[Start Supplied material]

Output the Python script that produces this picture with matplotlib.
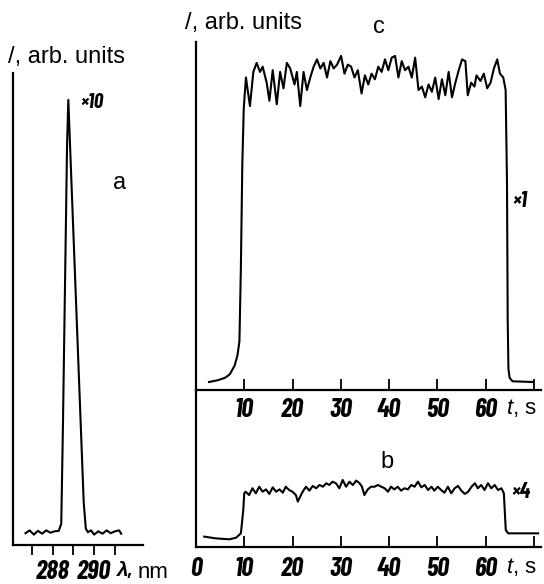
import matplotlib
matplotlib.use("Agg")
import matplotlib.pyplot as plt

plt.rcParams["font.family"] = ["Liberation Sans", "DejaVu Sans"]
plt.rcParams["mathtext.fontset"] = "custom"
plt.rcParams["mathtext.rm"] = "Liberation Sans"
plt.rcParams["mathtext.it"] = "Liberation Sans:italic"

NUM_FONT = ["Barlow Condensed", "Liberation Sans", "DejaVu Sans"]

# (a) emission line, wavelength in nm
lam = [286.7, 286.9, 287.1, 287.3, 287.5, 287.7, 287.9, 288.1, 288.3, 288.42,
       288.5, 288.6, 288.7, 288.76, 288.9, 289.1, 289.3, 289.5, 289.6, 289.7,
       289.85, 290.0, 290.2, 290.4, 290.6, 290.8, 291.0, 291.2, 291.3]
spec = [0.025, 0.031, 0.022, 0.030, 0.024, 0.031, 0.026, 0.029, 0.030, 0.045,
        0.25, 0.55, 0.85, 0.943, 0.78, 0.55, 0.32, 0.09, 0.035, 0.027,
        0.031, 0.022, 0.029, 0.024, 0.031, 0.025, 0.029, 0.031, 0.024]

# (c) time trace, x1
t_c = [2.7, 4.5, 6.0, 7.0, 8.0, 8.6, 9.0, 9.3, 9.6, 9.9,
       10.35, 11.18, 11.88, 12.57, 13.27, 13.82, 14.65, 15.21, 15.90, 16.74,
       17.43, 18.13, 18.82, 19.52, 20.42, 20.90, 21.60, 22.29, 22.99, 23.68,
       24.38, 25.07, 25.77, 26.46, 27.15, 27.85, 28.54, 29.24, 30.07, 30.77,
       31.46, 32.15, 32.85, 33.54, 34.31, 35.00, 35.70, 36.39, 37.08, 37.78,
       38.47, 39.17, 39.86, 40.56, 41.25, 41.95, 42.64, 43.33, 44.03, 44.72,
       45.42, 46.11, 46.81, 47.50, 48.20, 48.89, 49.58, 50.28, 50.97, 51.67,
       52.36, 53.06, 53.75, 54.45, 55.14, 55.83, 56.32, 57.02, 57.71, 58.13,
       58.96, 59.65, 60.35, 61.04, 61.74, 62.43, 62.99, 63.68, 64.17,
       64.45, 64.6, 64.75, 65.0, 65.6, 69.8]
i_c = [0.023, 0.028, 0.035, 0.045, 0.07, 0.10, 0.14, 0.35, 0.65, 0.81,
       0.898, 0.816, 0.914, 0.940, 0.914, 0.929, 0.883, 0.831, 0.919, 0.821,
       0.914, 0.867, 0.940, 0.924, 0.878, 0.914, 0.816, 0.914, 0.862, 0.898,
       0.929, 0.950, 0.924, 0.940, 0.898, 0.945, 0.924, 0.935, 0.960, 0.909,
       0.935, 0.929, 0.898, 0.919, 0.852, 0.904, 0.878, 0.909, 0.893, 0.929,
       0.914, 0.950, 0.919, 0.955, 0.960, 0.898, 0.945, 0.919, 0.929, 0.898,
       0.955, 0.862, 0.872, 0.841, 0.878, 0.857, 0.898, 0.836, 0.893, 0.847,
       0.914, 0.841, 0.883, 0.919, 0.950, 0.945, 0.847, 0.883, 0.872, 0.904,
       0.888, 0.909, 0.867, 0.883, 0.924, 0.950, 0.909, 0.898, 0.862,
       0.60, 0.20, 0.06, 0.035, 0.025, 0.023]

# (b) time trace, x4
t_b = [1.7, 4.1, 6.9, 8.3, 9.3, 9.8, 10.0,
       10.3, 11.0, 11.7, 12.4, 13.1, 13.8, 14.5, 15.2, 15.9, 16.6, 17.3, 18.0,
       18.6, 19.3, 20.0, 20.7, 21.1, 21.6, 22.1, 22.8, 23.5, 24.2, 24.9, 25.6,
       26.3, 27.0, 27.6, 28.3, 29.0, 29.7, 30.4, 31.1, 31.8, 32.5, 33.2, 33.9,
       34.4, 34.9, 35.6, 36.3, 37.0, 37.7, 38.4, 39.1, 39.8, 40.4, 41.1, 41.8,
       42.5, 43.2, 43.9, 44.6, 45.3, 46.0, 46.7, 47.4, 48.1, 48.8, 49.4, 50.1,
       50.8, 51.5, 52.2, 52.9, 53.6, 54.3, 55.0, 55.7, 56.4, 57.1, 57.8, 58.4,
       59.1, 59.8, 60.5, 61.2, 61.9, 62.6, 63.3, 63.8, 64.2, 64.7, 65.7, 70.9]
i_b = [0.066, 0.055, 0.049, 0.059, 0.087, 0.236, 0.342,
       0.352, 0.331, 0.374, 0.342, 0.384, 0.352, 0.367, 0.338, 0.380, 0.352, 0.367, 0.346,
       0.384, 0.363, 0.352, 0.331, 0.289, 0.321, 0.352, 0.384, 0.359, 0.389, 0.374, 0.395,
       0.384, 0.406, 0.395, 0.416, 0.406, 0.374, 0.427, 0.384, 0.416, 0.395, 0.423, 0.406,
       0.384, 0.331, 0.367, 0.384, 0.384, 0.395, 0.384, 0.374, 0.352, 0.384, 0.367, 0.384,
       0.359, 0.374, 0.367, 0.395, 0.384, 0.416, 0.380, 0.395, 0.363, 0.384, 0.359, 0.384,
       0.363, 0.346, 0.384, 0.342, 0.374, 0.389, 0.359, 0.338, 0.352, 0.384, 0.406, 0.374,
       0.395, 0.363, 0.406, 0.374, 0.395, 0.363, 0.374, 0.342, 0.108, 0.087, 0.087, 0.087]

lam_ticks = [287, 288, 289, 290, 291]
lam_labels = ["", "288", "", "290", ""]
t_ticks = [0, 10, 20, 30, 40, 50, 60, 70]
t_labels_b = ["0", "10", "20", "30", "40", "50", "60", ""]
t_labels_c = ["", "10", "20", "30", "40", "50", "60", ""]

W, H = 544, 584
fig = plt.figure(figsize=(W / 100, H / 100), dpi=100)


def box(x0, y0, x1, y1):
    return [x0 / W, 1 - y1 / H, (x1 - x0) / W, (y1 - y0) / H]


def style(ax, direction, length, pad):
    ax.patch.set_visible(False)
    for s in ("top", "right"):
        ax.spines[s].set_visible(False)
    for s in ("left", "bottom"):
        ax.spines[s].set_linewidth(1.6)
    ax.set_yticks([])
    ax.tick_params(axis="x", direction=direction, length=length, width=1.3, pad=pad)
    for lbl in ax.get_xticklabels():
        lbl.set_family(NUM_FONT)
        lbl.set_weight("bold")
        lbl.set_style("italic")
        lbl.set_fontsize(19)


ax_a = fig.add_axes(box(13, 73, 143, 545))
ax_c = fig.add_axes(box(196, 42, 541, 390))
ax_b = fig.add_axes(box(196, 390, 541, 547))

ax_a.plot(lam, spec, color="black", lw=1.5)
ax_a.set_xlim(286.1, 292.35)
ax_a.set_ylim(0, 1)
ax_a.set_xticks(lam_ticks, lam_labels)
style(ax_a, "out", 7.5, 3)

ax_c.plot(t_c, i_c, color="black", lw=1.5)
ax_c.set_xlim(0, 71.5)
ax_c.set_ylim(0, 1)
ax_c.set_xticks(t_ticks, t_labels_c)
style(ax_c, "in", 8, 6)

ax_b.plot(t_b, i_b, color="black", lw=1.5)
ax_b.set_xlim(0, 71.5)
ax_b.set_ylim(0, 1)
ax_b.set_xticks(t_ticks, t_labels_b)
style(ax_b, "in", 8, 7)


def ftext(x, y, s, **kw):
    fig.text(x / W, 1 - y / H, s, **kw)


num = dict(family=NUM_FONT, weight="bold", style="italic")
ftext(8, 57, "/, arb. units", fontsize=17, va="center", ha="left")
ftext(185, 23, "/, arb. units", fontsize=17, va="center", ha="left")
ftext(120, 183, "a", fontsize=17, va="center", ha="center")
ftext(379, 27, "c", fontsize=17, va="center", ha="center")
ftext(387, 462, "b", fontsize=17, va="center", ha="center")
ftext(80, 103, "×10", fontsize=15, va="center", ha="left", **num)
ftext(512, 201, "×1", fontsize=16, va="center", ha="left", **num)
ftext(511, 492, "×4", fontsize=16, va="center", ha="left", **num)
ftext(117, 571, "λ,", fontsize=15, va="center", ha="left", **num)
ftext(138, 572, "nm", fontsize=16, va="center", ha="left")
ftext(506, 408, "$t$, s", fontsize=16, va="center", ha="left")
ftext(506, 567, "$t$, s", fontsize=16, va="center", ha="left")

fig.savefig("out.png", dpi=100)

[End Supplied material]
[Start Supplied material]

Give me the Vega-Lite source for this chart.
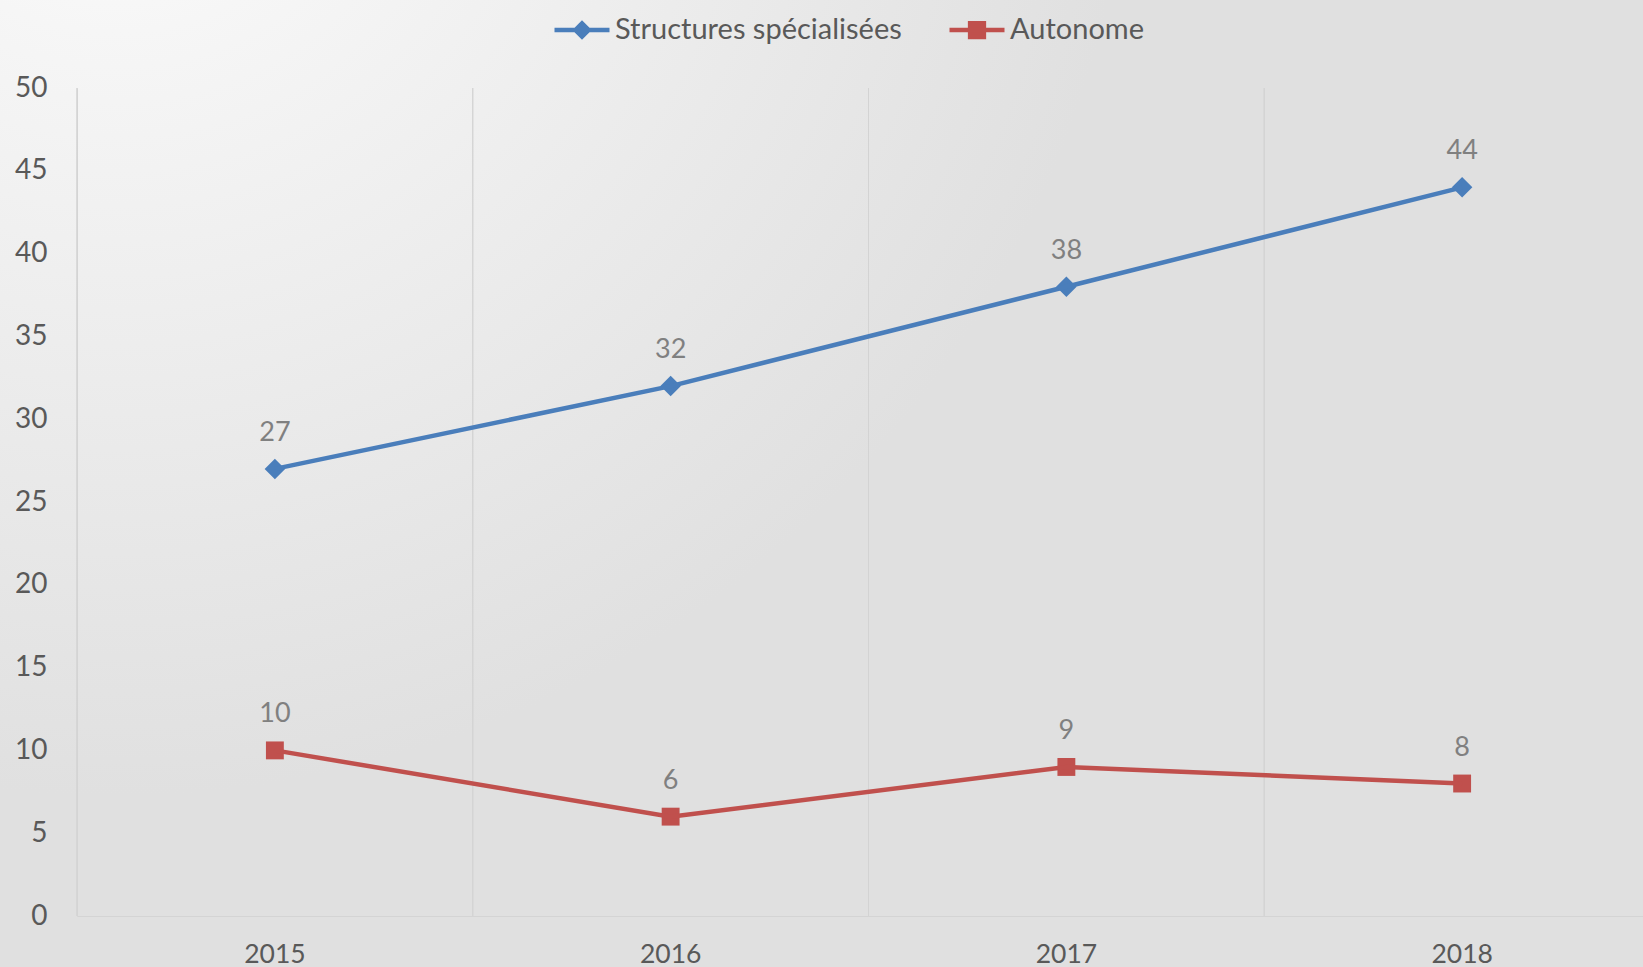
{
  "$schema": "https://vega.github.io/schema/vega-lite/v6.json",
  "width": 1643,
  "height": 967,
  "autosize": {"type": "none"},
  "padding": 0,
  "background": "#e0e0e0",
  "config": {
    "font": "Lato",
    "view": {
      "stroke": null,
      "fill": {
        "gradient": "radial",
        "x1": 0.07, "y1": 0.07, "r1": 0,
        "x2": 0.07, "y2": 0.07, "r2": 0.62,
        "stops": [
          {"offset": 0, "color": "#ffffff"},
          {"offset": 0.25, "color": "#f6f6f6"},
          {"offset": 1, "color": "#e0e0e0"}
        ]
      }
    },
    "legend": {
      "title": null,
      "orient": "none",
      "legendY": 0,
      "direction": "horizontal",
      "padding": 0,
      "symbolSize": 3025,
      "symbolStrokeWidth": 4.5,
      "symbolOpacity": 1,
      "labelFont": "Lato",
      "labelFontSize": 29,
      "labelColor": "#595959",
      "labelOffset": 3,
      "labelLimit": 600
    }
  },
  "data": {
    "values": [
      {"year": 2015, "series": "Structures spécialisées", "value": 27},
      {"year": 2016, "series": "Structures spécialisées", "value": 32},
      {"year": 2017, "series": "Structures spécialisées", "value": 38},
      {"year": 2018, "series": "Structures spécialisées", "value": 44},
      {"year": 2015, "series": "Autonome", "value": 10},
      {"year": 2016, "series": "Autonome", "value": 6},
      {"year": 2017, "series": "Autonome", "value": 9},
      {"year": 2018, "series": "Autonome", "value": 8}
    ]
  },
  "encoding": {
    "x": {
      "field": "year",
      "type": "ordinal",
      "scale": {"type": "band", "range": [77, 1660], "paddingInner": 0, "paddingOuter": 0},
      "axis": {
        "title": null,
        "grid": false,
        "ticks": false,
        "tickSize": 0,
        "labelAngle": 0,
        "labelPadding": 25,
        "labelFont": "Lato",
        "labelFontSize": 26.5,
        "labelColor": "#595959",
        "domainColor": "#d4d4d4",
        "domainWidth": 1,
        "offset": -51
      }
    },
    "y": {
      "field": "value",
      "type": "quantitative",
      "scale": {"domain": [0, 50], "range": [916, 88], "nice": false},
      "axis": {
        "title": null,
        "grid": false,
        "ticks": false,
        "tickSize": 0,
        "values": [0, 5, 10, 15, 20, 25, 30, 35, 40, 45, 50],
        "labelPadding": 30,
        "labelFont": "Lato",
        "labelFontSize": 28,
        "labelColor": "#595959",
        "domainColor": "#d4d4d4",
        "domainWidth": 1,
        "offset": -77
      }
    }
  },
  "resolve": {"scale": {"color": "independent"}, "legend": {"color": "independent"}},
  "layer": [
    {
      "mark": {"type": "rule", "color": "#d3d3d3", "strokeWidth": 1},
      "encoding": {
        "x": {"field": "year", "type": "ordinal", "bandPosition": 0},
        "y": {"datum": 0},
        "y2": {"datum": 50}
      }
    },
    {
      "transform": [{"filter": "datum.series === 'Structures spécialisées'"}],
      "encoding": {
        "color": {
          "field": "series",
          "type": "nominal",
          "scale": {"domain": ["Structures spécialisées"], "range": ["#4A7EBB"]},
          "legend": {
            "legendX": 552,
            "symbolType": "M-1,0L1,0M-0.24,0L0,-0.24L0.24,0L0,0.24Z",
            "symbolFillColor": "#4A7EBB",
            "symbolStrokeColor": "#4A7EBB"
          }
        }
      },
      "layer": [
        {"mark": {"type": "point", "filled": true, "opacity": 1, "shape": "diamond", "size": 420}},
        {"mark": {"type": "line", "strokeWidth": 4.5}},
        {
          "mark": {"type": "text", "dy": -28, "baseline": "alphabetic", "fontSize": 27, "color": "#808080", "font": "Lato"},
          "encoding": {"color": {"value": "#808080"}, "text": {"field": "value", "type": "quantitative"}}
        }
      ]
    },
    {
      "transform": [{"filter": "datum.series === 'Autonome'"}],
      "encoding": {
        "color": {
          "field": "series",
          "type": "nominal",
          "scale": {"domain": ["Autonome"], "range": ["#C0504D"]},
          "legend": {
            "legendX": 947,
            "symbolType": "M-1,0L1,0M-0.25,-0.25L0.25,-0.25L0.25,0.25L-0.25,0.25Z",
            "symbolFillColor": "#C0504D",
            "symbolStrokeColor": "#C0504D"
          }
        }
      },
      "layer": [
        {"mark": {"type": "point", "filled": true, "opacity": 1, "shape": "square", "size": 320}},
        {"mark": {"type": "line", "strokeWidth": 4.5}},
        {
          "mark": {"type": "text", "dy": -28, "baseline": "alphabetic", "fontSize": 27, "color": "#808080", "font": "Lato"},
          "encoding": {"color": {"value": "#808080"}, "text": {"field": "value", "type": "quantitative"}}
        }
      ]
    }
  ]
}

[End Supplied material]

Instruction
Exactly and only the lines from the line with "Output the Python" to the line with "import matplotlib.pyplot as plt", both ends included, should be echoed. Do not carry over the pictures.

Exercise solution
Output the Python script that produces this picture with matplotlib.
import matplotlib
matplotlib.use("Agg")
import matplotlib.pyplot as plt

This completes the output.